Mittlerweile werden regelmäßig Turniere veranstaltet, sodass auch der Wettbewerbsgedanke nicht zu kurz kommt. Die elfjährige Nila, die sich am Montag unter den Mädchen befindet, nahm bereits an der Deutschen Meisterschaft teil.
„Es war ungewohnt, so viele Hobby Horser auf einmal zu sehen“, berichtet sie. Nila besitzt 70 bis 80 Steckenpferde – einige davon sind selbst gebastelt, andere gekauft. „Ich habe sogar einen eigenen Raum für meine Pferde“, erklärt sie.
Auch Giraffen lassen sich reiten
Dabei müssen es gar nicht immer Pferde sein. Auch Giraffen, Zebras und Esel befinden sich in den Sammlungen der Mädchen. Die Preise können dabei sehr variieren. Einige Steckenpferde kosten satte 1000 Euro. „Dafür kriegst du teilweise schon ein echtes Shetty“, wirft Kühne lachend ein.
Qualitativ hochwertige Exemplare gäbe es laut der Mädchen ab 70 Euro. Wer nicht so tief in die Tasche greifen möchte, kann auch selbst die Nähutensilien in die Hand nehmen und loslegen.
Es gibt sogar Medaillen
Im Internet findet sich allerlei Zubehör für den Sport. Von Halftern, Medaillen und Ställen bis hin zu – ja, künstlichen Pferdeäpfeln. Auch immer mehr namhafte Reitmarken springen auf den Zug auf und entwerfen Kollektionen einzig für das Hobby Horsing. „Alles, was es für das echte Pferd gibt, gibt es im Prinzip auch für das Hobby Horse“, erklärt Kühne.
Auffällig ist, dass alle Teilnehmerinnen zusätzlich auf echten Pferden reiten. Ob sie die beiden Sportarten strikt voneinander trennen könnten? „Ich sehe selbst, dass das kein echtes Pferd ist“, lautet die Antwort von einem der Mädchen.
Sport wird leider häufig ins Lächerliche gezogen
Doch nicht alle machen sich mit dem Hobby das Leben leicht. Der Sport wird häufig ins Lächerliche gezogen. Das merken die Mädchen immer wieder – auch in der Schule. Doch sie bleiben standhaft und entgegnen: „Ich denke mir dann, sollen sie doch lachen. Ich höre ganz sicher nicht damit auf“.
Dabei gibt es mittlerweile bereits AGs an Schulen, die Hobby Horsing anbieten – so zum Beispiel die IGS in Springe.

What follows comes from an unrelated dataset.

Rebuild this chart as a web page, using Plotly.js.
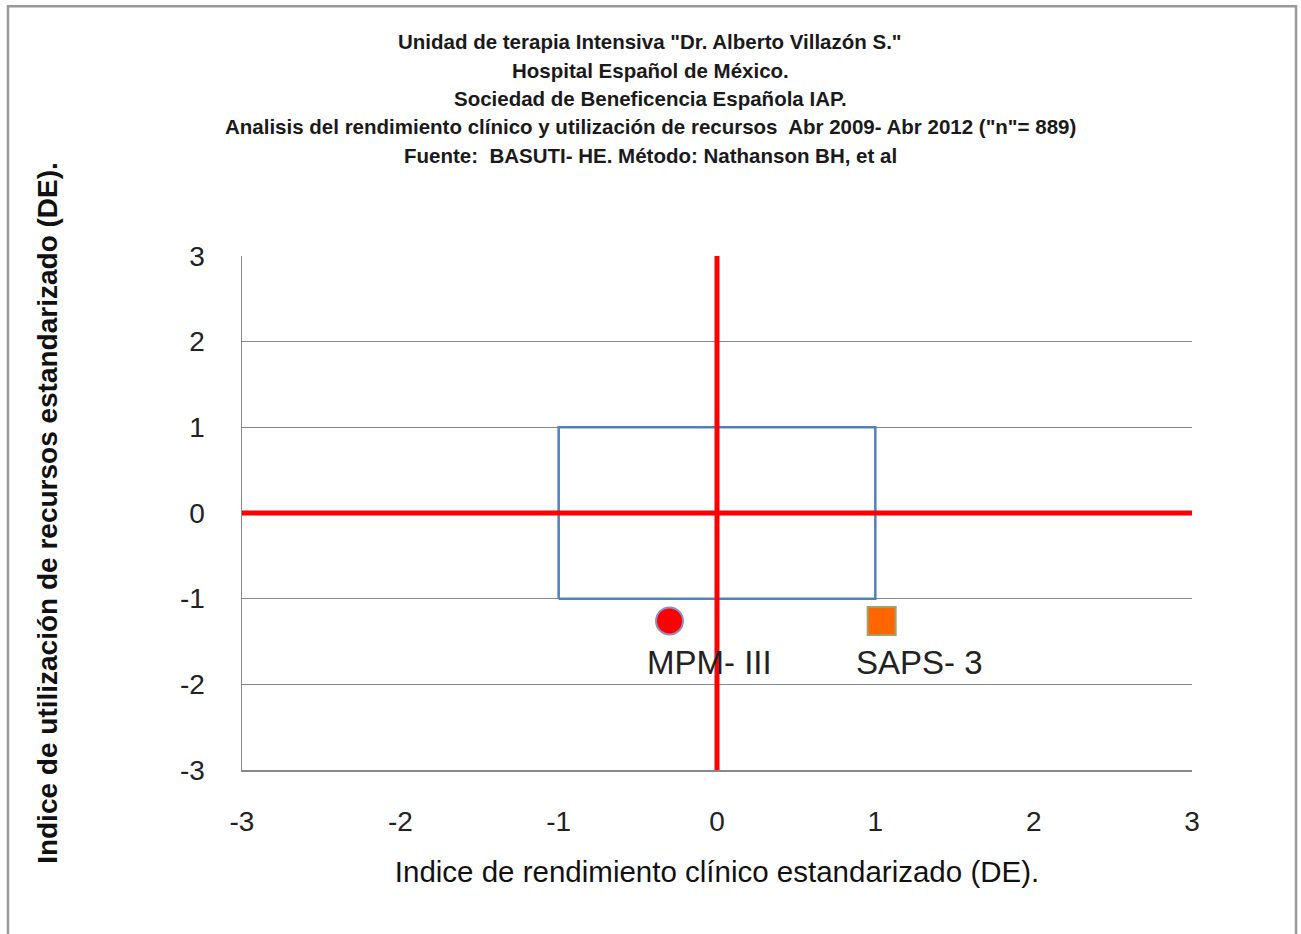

Das Hobby bereitet zusätzlich gut auf den „richtigen“ Reitsport vor, erklärt die Trainerin. Auch immer mehr Erwachsene probieren sich am Trainieren mit Steckenpferd aus. „Das Wichtigste ist, dass man Spaß hat“, sagt Kühne – so, wie es eigentlich bei jeder Sportart seien sollte.